Hi Andy,
I appreciate your quick feedback!
I have done as you suggested and published my results this time using Google benchmark:
https://github.com/nmoinvaz/strcasecmp
After you review it, and if you still think the patch is worthwhile then I can fix the other problems you mentioned for the original patch. If you think it is not worth it, then I understand.
Thanks again,
Nathan
-----Original Message-----
From: Andy Shevchenko <andy@xxxxxxxxxx>
Sent: Tuesday, October 25, 2022 2:04 AM
To: Nathan Moinvaziri <nathan@xxxxxxxxxxx>
Cc: linux-kernel@xxxxxxxxxxxxxxx
Subject: Re: [PATCH] lib/string.c: Improve strcasecmp speed by not lowering if chars match
On Tue, Oct 25, 2022 at 11:00:36AM +0300, Andy Shevchenko wrote:
On Tue, Oct 25, 2022 at 4:46 AM Nathan Moinvaziri <nathan@xxxxxxxxxxx> wrote:
...
When running tests using Quick Benchmark with two matching 256
character strings these changes result in anywhere between ~6-9x speed improvement.
* We use unsigned char instead of int similar to strncasecmp.

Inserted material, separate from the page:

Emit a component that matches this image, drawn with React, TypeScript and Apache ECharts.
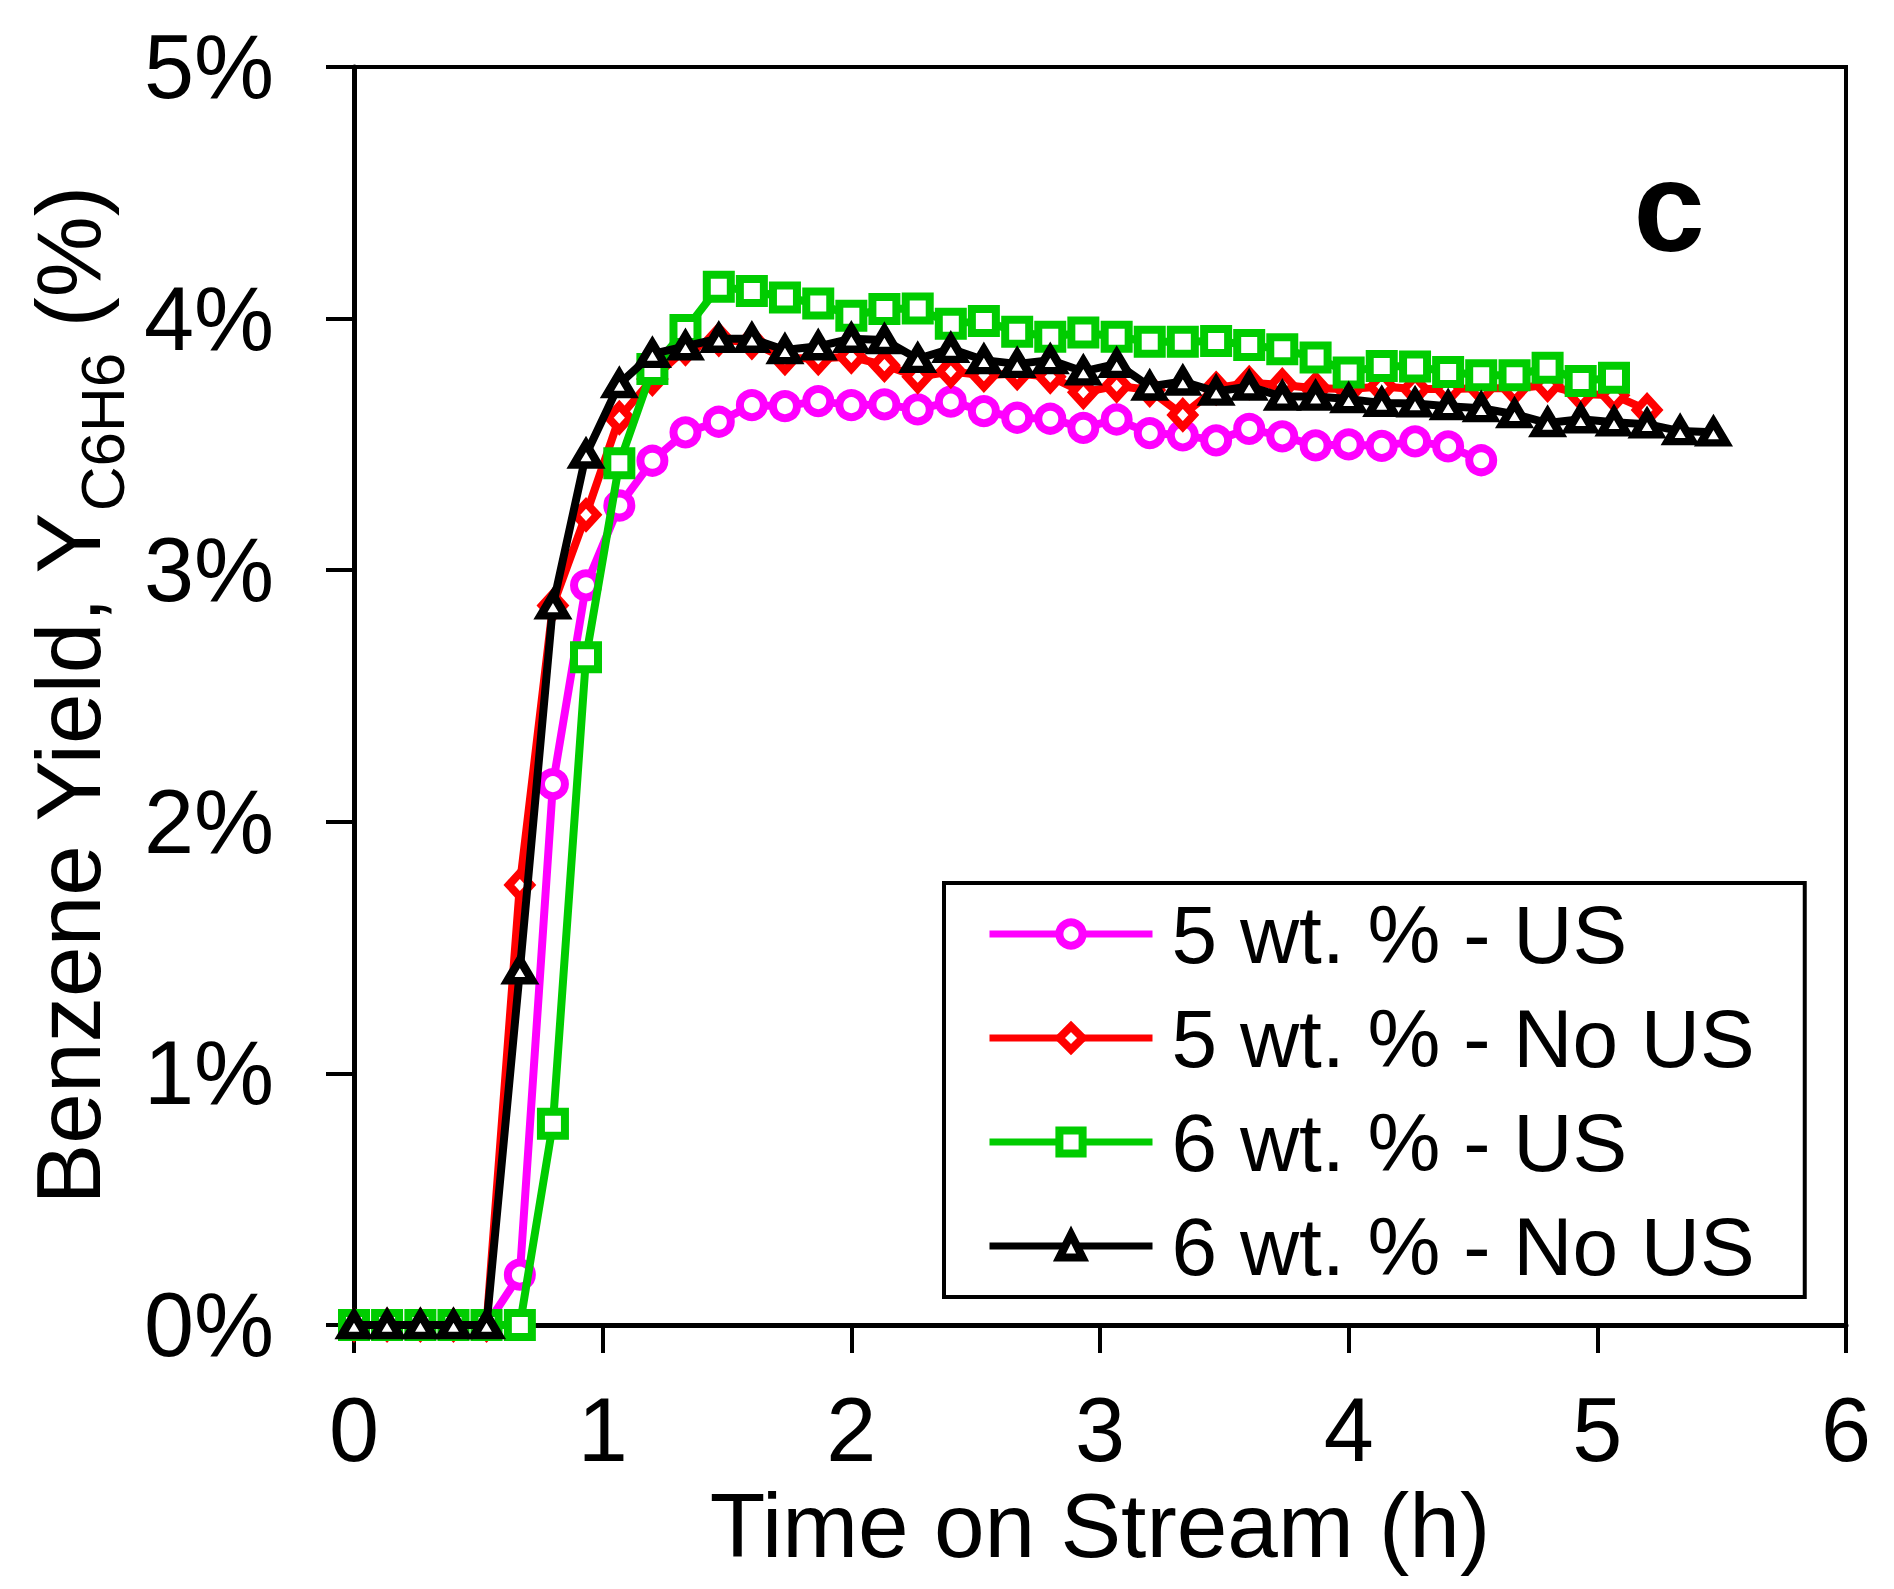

* We only subtract c1 - c2 when they are not equal.
...
You tell us that this is more preformant, but have not provided the
numbers. Can we see those, please?
So, I have read carefully and see the reference to some QuickBenchmark I have no idea about. What I meant here is to have numbers provided by an (open
source) tool (maybe even in-kernel test case) that anybody can test on their machines. You also missed details about how you run, what the data set has been used, etc.
Note, that you basically trash CPU cache lines when characters are not
equal, and before doing that you have a branching. I'm unsure that
your way is more performant than the original one.